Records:
= = = = = = =

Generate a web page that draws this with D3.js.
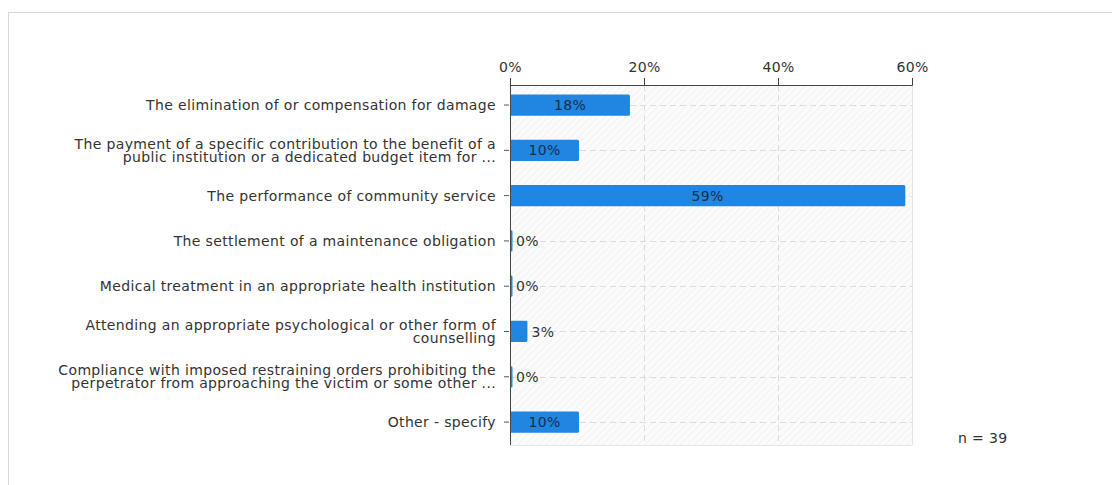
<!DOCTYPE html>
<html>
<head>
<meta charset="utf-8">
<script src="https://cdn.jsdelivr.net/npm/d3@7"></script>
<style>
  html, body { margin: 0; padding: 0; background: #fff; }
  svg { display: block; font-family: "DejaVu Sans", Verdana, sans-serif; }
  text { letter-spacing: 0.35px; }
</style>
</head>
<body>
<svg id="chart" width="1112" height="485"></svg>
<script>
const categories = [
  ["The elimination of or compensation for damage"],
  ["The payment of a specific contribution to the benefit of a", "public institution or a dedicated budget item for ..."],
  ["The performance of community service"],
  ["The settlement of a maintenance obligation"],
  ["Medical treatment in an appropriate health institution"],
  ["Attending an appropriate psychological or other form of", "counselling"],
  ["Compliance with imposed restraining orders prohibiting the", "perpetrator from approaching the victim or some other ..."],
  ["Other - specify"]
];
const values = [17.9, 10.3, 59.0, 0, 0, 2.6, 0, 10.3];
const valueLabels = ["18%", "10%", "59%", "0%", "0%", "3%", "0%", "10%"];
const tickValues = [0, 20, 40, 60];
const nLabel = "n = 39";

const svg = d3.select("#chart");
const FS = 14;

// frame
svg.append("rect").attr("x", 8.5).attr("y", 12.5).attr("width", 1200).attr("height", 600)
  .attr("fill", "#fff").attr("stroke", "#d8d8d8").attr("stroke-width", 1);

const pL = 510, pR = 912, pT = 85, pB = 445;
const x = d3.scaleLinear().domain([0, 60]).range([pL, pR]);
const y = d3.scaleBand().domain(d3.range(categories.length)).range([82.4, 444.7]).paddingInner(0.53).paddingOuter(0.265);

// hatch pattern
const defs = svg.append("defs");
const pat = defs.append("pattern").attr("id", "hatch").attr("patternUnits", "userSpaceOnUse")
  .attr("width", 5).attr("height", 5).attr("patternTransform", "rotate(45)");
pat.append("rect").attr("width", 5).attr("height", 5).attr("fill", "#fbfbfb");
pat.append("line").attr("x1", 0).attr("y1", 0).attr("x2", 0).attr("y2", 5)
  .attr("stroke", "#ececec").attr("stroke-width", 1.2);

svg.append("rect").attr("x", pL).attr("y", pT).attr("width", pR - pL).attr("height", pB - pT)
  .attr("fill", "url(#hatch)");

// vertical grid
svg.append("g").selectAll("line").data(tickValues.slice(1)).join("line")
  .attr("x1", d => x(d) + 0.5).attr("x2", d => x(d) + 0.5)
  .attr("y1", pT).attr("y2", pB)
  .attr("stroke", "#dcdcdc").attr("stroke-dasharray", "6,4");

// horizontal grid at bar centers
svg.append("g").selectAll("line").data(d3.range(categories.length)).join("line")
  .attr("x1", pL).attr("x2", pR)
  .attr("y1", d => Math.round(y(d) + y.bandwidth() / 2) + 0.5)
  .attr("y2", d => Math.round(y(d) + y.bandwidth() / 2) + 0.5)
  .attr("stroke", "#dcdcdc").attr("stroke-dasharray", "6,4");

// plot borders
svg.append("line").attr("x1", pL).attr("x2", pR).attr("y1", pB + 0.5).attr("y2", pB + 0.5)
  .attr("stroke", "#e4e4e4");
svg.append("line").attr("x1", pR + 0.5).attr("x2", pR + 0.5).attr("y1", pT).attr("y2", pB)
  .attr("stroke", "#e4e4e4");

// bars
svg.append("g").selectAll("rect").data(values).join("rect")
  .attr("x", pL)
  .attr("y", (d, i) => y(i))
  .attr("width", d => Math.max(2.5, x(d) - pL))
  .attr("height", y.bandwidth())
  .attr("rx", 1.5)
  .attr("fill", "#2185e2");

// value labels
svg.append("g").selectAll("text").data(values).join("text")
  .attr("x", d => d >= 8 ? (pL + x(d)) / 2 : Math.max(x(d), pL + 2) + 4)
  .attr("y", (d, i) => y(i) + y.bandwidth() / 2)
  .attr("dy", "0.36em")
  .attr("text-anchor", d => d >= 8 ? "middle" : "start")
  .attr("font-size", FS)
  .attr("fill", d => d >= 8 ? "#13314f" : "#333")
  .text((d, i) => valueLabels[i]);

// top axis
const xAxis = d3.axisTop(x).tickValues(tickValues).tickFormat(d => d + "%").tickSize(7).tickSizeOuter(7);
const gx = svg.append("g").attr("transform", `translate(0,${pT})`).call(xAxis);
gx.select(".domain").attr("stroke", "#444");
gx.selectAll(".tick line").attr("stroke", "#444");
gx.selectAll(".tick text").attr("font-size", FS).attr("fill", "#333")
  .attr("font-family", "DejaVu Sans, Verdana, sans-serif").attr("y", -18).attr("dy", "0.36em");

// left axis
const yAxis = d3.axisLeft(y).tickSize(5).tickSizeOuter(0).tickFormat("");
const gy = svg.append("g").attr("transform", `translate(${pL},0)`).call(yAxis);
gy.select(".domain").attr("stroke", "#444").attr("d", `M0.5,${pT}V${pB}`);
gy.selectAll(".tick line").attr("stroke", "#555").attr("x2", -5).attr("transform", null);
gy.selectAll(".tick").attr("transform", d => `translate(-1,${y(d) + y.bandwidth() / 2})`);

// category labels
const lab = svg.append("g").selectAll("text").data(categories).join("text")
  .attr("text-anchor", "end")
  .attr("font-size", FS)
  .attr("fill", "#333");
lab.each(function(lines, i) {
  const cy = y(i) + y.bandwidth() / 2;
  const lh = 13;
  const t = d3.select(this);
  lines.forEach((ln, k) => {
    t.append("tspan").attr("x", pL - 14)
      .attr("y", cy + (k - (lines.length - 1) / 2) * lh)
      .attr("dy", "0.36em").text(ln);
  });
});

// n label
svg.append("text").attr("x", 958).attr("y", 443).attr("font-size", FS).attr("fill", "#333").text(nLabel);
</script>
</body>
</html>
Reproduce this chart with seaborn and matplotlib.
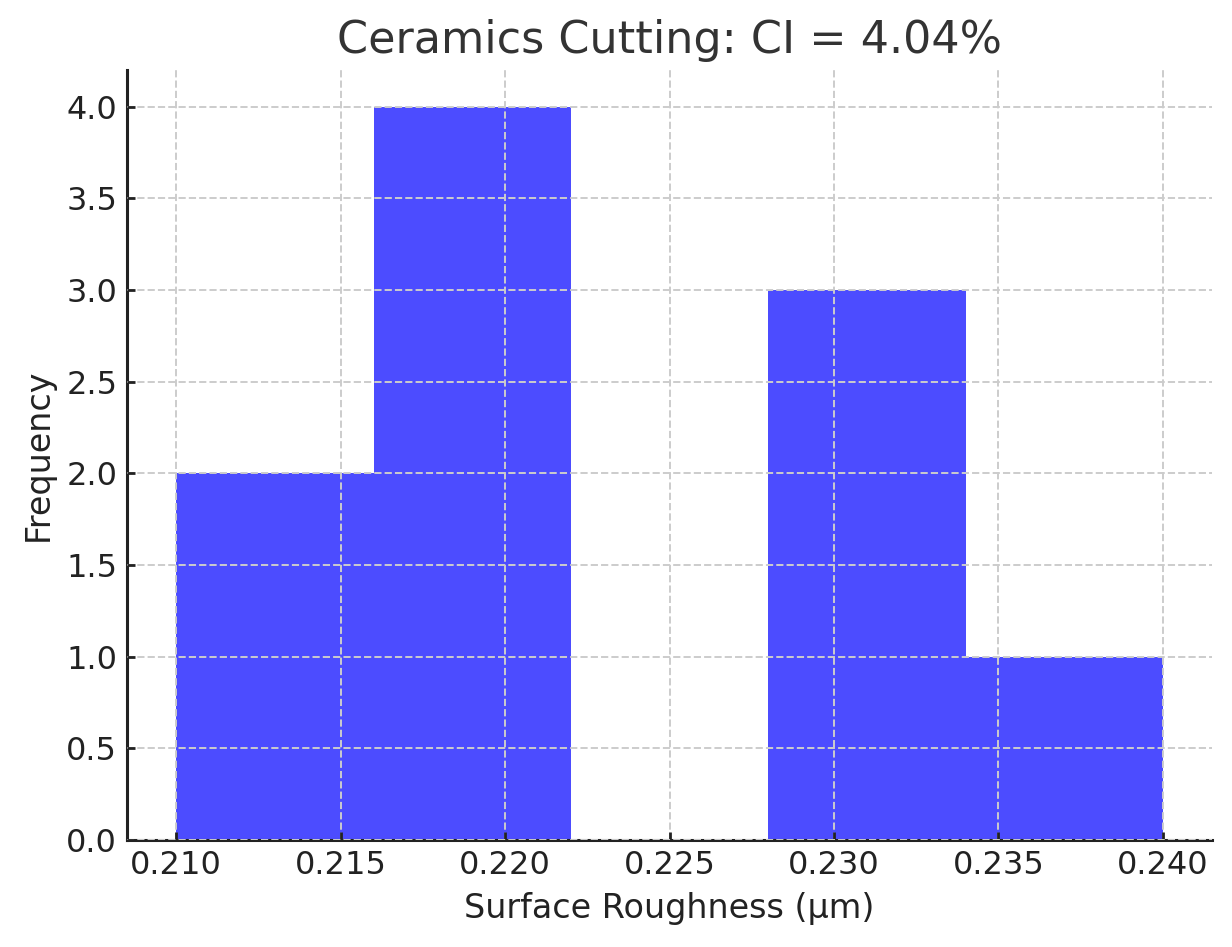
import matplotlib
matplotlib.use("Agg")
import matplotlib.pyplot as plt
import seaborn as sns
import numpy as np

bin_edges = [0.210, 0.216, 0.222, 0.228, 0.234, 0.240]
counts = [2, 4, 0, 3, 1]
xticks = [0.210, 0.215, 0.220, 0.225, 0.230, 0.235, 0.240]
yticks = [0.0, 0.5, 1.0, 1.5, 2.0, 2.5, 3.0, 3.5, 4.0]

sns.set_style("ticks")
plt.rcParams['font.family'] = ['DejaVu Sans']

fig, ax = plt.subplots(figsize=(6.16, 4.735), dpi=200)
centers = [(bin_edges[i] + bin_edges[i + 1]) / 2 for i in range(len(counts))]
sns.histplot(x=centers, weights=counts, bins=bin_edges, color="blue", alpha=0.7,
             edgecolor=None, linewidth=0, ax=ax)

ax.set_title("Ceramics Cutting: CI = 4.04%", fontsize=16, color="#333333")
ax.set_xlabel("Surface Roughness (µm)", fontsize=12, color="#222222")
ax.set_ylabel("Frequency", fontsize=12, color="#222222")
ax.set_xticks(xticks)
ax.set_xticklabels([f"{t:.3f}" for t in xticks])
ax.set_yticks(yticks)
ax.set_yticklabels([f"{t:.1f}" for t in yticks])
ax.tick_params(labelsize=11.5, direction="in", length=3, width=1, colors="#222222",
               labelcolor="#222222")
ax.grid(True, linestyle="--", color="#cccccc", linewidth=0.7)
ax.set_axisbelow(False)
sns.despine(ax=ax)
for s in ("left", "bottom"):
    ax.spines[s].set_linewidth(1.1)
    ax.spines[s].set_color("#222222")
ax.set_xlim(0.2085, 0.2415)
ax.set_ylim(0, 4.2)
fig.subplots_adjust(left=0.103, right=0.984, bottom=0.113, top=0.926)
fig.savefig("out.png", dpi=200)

= = = = = = =

### Short exercise
Using the entries above, transcribe every line from the line containing "Reproduce this chart" through the line containing "edgecolor=None, linewidth=0, ax=ax)". Do not copy pictures.

### Task answer
Reproduce this chart with seaborn and matplotlib.
import matplotlib
matplotlib.use("Agg")
import matplotlib.pyplot as plt
import seaborn as sns
import numpy as np

bin_edges = [0.210, 0.216, 0.222, 0.228, 0.234, 0.240]
counts = [2, 4, 0, 3, 1]
xticks = [0.210, 0.215, 0.220, 0.225, 0.230, 0.235, 0.240]
yticks = [0.0, 0.5, 1.0, 1.5, 2.0, 2.5, 3.0, 3.5, 4.0]

sns.set_style("ticks")
plt.rcParams['font.family'] = ['DejaVu Sans']

fig, ax = plt.subplots(figsize=(6.16, 4.735), dpi=200)
centers = [(bin_edges[i] + bin_edges[i + 1]) / 2 for i in range(len(counts))]
sns.histplot(x=centers, weights=counts, bins=bin_edges, color="blue", alpha=0.7,
             edgecolor=None, linewidth=0, ax=ax)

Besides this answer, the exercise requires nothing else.